Clear Technical Writing
Engaging Action

Helping Verbs 2

Sentences with full thoughts can engage your reader.

If we designed a better antenna, the radio could operate inside commercial buildings.

Sentences with unfinished thoughts are not as useful.

The radio could operate inside commercial buildings.

The problem is the helping verb could. It leaves the reader wondering, "Under what conditions is this true?" A wondering reader is not an engaged reader.

Replace could with can and the sentence naturally becomes a full thought.

The radio can operate inside commercial buildings.

And if this full thought is always true, the sentence can often be improved by dropping the word can.

The radio operates inside commercial buildings.

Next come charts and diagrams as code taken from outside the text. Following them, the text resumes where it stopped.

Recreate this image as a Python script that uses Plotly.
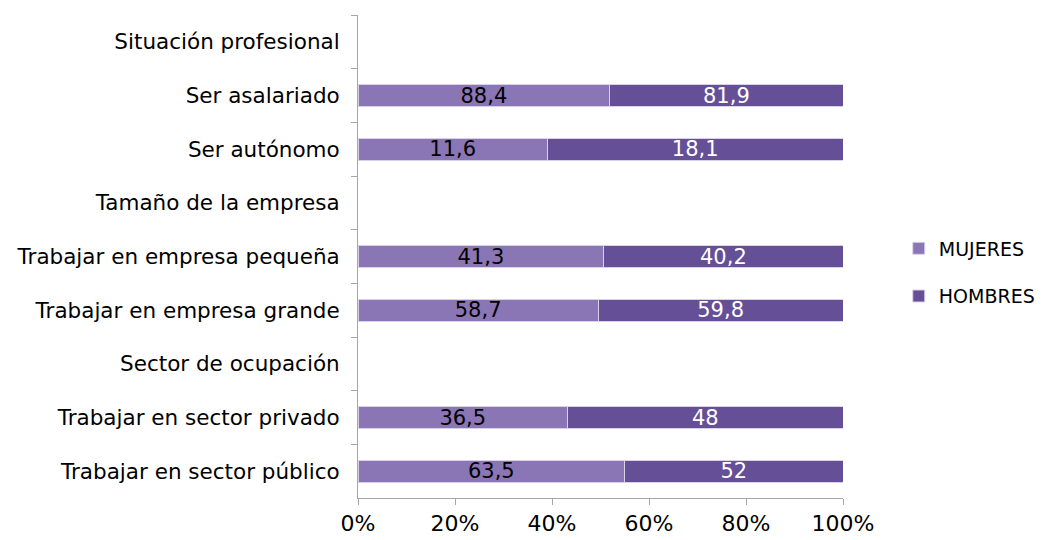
import plotly.graph_objects as go

categories = [
    "Situación profesional",
    "Ser asalariado",
    "Ser autónomo",
    "Tamaño de la empresa",
    "Trabajar en empresa pequeña",
    "Trabajar en empresa grande",
    "Sector de ocupación",
    "Trabajar en sector privado",
    "Trabajar en sector público",
]
mujeres = [None, 88.4, 11.6, None, 41.3, 58.7, None, 36.5, 63.5]
hombres = [None, 81.9, 18.1, None, 40.2, 59.8, None, 48, 52]
mujeres_lbl = ["" if v is None else f"{v:g}".replace(".", ",") for v in mujeres]
hombres_lbl = ["" if v is None else f"{v:g}".replace(".", ",") for v in hombres]

FONT = "DejaVu Sans"
fig = go.Figure()
fig.add_trace(go.Bar(
    y=categories, x=mujeres, name="MUJERES", orientation="h",
    marker=dict(color="#8B76B5", line=dict(color="#D9D2E6", width=1)),
    text=mujeres_lbl, texttemplate="%{text}", textposition="inside",
    insidetextanchor="middle", textangle=0, constraintext="none",
    textfont=dict(color="black", size=21, family=FONT),
    legendgroup="m", hoverinfo="skip",
))
fig.add_trace(go.Bar(
    y=categories, x=hombres, name="HOMBRES", orientation="h",
    marker=dict(color="#654F96", line=dict(color="#D9D2E6", width=1)),
    text=hombres_lbl, texttemplate="%{text}", textposition="inside",
    insidetextanchor="middle", textangle=0, constraintext="none",
    textfont=dict(color="white", size=21, family=FONT),
    legendgroup="h", hoverinfo="skip",
))

fig.update_layout(
    width=1047, height=540,
    barmode="stack", barnorm="percent", bargap=0.59,
    paper_bgcolor="white", plot_bgcolor="white",
    margin=dict(l=350, r=212, t=7, b=50, autoexpand=False),
    font=dict(family=FONT, size=21, color="black"),
    legend=dict(
        x=1.115, y=0.467, xanchor="left", yanchor="middle",
        traceorder="grouped", tracegroupgap=20, itemwidth=30,
        font=dict(size=19, family=FONT),
        bgcolor="rgba(0,0,0,0)",
    ),
    xaxis=dict(
        range=[0, 100], tickvals=[0, 20, 40, 60, 80, 100],
        ticktext=["0%", "20%", "40%", "60%", "80%", "100%"],
        showgrid=False, zeroline=False, automargin=False,
        showline=True, linecolor="#A6A6A6", linewidth=1,
        ticks="outside", tickcolor="#A6A6A6", ticklen=6,
        tickfont=dict(size=22, family=FONT),
    ),
    yaxis=dict(
        autorange="reversed", type="category", automargin=False,
        showgrid=False, showline=True, linecolor="#A6A6A6", linewidth=1,
        ticks="outside", tickcolor="#A6A6A6", ticklen=6, tickson="boundaries",
        tickfont=dict(size=21.5, family=FONT), ticklabelstandoff=13,
    ),
)

fig.write_html("out.html")
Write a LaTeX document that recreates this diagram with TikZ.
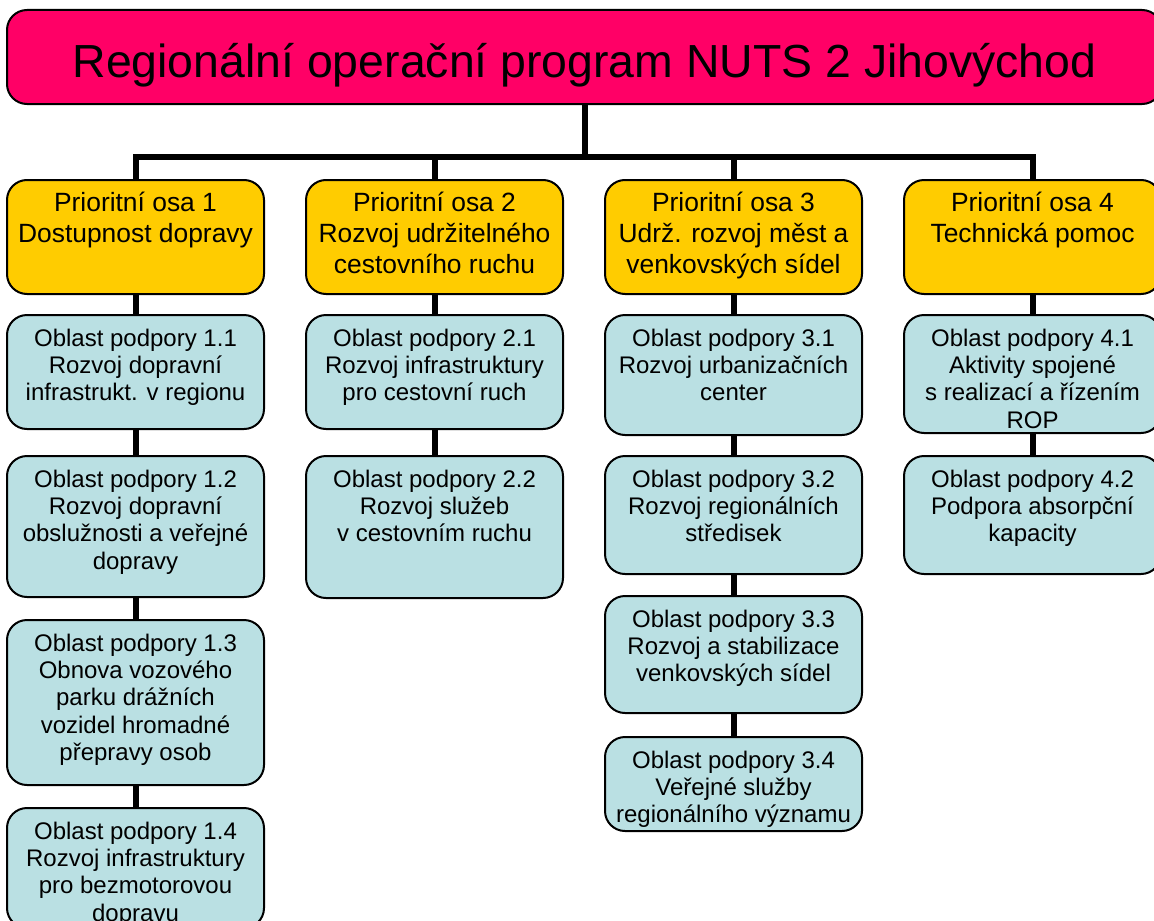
\documentclass[tikz,border=0pt]{standalone}
\usepackage{fontspec}
\setmainfont{Liberation Sans}
\usetikzlibrary{positioning}
\definecolor{title red}{HTML}{FF0066}
\definecolor{axis yellow}{HTML}{FFCC00}
\definecolor{area blue}{HTML}{BAE0E3}
\newcommand{\boxtxt}[2]{\parbox[t][#1][t]{126pt}{\centering\rule{0pt}{15.5pt}#2}}

\begin{document}
\begin{tikzpicture}[x=0.5pt, y=-0.5pt,
    box/.style={draw, rounded corners=10pt, inner sep=0pt, line width=1pt, minimum width=128.5pt},
    osa/.style={box, fill=axis yellow, anchor=north, font=\fontsize{13.2}{15.5}\selectfont},
    oblast/.style={box, fill=area blue, anchor=north, font=\fontsize{12}{13.7}\selectfont},
    conn/.style={line width=3pt}]
    \useasboundingbox (0,0) rectangle (1154,920);
    \clip (0,0) rectangle (1154,920);
    \node[box, fill=title red, minimum width=577.5pt, minimum height=47pt,
        text height=25pt, text depth=5pt, font=\fontsize{23.2}{28}\selectfont]
        (title) at (584.5,57) {Regionální operační program NUTS 2 Jihovýchod};
    \foreach \number/\x/\txt in {1/135.5/{Prioritní osa 1\\Dostupnost dopravy},
        2/434.5/{Prioritní osa 2\\Rozvoj udržitelného\\cestovního ruchu},
        3/733.5/{Prioritní osa 3\\Udrž. rozvoj měst a\\venkovských sídel},
        4/1032.5/{Prioritní osa 4\\Technická pomoc}}{
	\node[osa] (p\number) at (\x,179) {\boxtxt{57pt}{\txt}};
	\draw[conn] (title.south) -- ++(0,52) -| (p\number.north);
	};
    % oblasti podpory
    \node[oblast] (o11) at (135.5,314) {\boxtxt{57pt}{Oblast podpory 1.1\\Rozvoj dopravní\\infrastrukt. v regionu}};
    \node[oblast] (o12) at (135.5,455) {\boxtxt{70.5pt}{Oblast podpory 1.2\\Rozvoj dopravní\\obslužnosti a veřejné\\dopravy}};
    \node[oblast] (o13) at (135.5,619) {\boxtxt{82.5pt}{Oblast podpory 1.3\\Obnova vozového\\parku drážních\\vozidel hromadné\\přepravy osob}};
    \node[oblast] (o14) at (135.5,807) {\boxtxt{60pt}{Oblast podpory 1.4\\Rozvoj infrastruktury\\pro bezmotorovou\\dopravu}};
    \node[oblast] (o21) at (434.5,314) {\boxtxt{57pt}{Oblast podpory 2.1\\Rozvoj infrastruktury\\pro cestovní ruch}};
    \node[oblast] (o22) at (434.5,455) {\boxtxt{71pt}{Oblast podpory 2.2\\Rozvoj služeb\\v cestovním ruchu}};
    \node[oblast] (o31) at (733.5,314) {\boxtxt{60pt}{Oblast podpory 3.1\\Rozvoj urbanizačních\\center}};
    \node[oblast] (o32) at (733.5,455) {\boxtxt{59pt}{Oblast podpory 3.2\\Rozvoj regionálních\\středisek}};
    \node[oblast] (o33) at (733.5,595) {\boxtxt{58.5pt}{Oblast podpory 3.3\\Rozvoj a stabilizace\\venkovských sídel}};
    \node[oblast] (o34) at (733.5,736) {\boxtxt{47pt}{Oblast podpory 3.4\\Veřejné služby\\regionálního významu}};
    \node[oblast] (o41) at (1032.5,314) {\boxtxt{59pt}{Oblast podpory 4.1\\Aktivity spojené\\s realizací a řízením\\ROP}};
    \node[oblast] (o42) at (1032.5,455) {\boxtxt{59pt}{Oblast podpory 4.2\\Podpora absorpční\\kapacity}};
    \foreach \a/\b in {p1/o11, o11/o12, o12/o13, o13/o14, p2/o21, o21/o22,
        p3/o31, o31/o32, o32/o33, o33/o34, p4/o41, o41/o42}{
	\draw[conn] (\a.south) -- (\b.north);
	};
\end{tikzpicture}
\end{document}
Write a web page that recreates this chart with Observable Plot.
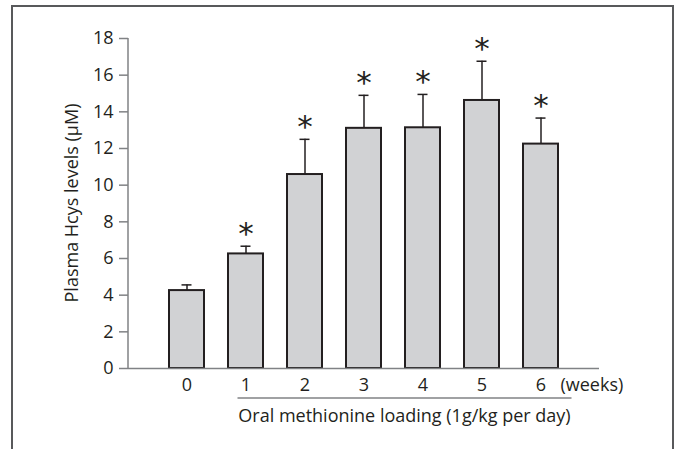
<!DOCTYPE html>
<html><head><meta charset="utf-8">
<script src="https://cdn.jsdelivr.net/npm/d3@7"></script>
<script src="https://cdn.jsdelivr.net/npm/@observablehq/plot@0.6"></script>
<style>
body{margin:0;background:#fff;overflow:hidden}
#wrap{position:relative;width:675px;height:449px;overflow:hidden;background:#fff}
#frame{position:absolute;left:11px;top:5px;width:663px;height:520px;border:2px solid #58595b;border-bottom:none;box-sizing:border-box}
#chart{position:absolute;left:0;top:0}
</style></head>
<body><div id="wrap"><div id="frame"></div><div id="chart"></div></div>
<script>
const weeks = ["0", "1", "2", "3", "4", "5", "6"];
const means = [4.25, 6.25, 10.58, 13.1, 13.13, 14.62, 12.24];
const upper = [4.56, 6.67, 12.5, 14.9, 14.95, 16.76, 13.66];
const significant = [false, true, true, true, true, true, true];
const yTicks = [0, 2, 4, 6, 8, 10, 12, 14, 16, 18];
const yLabel = "Plasma Hcys levels (μM)";
const xUnit = "(weeks)";
const xCaption = "Oral methionine loading (1g/kg per day)";

const data = weeks.map((w, i) => ({week: w, mean: means[i], upper: upper[i], sig: significant[i]}));

const ink = "#231f20";
const axisGray = "#808285";
const font = "Open Sans";

const plot = Plot.plot({
  width: 675,
  height: 449,
  marginTop: 38,
  marginBottom: 81,
  marginLeft: 128,
  marginRight: 76,
  style: {fontFamily: font, fontSize: "18px", color: ink, background: "transparent"},
  x: {domain: weeks, paddingInner: 0.407, paddingOuter: 0.69, label: null},
  y: {domain: [0, 18], label: null},
  marks: [
    Plot.ruleX(data, {x: "week", y1: "mean", y2: "upper", stroke: ink, strokeWidth: 1.5}),
    Plot.tickY(data, {x: "week", y: "upper", stroke: ink, strokeWidth: 1.5, insetLeft: 12.5, insetRight: 12.5}),
    Plot.barY(data, {x: "week", y: "mean", fill: "#d1d2d4", stroke: ink, strokeWidth: 2}),
    Plot.text(data.filter(d => d.sig), {x: "week", y: "upper", text: () => "*", dy: -12, fontSize: 31, fill: ink, fontFamily: "DejaVu Sans"}),
    Plot.ruleY([0], {stroke: axisGray, strokeWidth: 1.5}),
    Plot.axisY({ticks: yTicks, tickSize: 9, tickPadding: 6, stroke: axisGray, strokeWidth: 1.5, fill: ink, fontSize: 18, tickFormat: d => String(d), label: null}),
    Plot.axisX({tickSize: 0, tickPadding: 10, fill: ink, fontSize: 18, label: null})
  ]
});
document.getElementById("chart").append(plot);

const xs = plot.scale("x"), ys = plot.scale("y");
const svg = d3.select(plot);
const x0 = 128;
// y-axis line
svg.append("line")
  .attr("x1", x0).attr("x2", x0)
  .attr("y1", ys.apply(0)).attr("y2", ys.apply(18))
  .attr("stroke", axisGray).attr("stroke-width", 1.5);
// y label
svg.append("text")
  .attr("transform", `translate(78,${(ys.apply(0) + ys.apply(18)) / 2}) rotate(-90)`)
  .attr("text-anchor", "middle")
  .attr("fill", ink).attr("font-family", font).attr("font-size", 18)
  .text(yLabel);
const bw = xs.bandwidth;
const cx = w => xs.apply(w) + bw / 2;
// (weeks)
svg.append("text")
  .attr("x", cx("6") + 20).attr("y", ys.apply(0) + 23)
  .attr("text-anchor", "start")
  .attr("fill", ink).attr("font-family", font).attr("font-size", 18)
  .text(xUnit);
// underline bracket
svg.append("line")
  .attr("x1", cx("1") - 8).attr("x2", cx("6") + 31)
  .attr("y1", ys.apply(0) + 30).attr("y2", ys.apply(0) + 30)
  .attr("stroke", axisGray).attr("stroke-width", 1.5);
// caption
svg.append("text")
  .attr("x", (cx("1") - 8 + cx("6") + 31) / 2).attr("y", ys.apply(0) + 54)
  .attr("text-anchor", "middle")
  .attr("fill", ink).attr("font-family", font).attr("font-size", 18)
  .text(xCaption);
</script>
</body></html>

We were taught that our writing should be correct and clear but not blunt. Being polite or being formal leads to the use of hedging words. An example is the British use of the phrase, "I should think that ..."

When the hedge or condition is part of our full thought, we leave the word could alone.

If we did X, the radio could Y.

But when there really is no X, we should not confuse the reader by using the word could, which hints that there is an X.

The same can be said for the helping verb would.

If we improve the antenna, the radio would sell well to security departments.

If there is no condition provided, we should instead use the word will.

The radio will sell well to security departments.

We are left with an assertive statement. And if we work in a sales department, we typically rewrite claims as facts.

The radio sells well to security departments.

Edit your writing by underlining helping verbs that can leave the reader wondering.

If he would include more comments, we could fix the code more easily. I know he could write standardized code. I've seen him do it. He should put comments where they are required. We would understand his logic.

If he would include more comments, we could fix the code more easily. I know he can write standardized code. I've seen him do it. If he puts comments where they are required, we will understand his logic.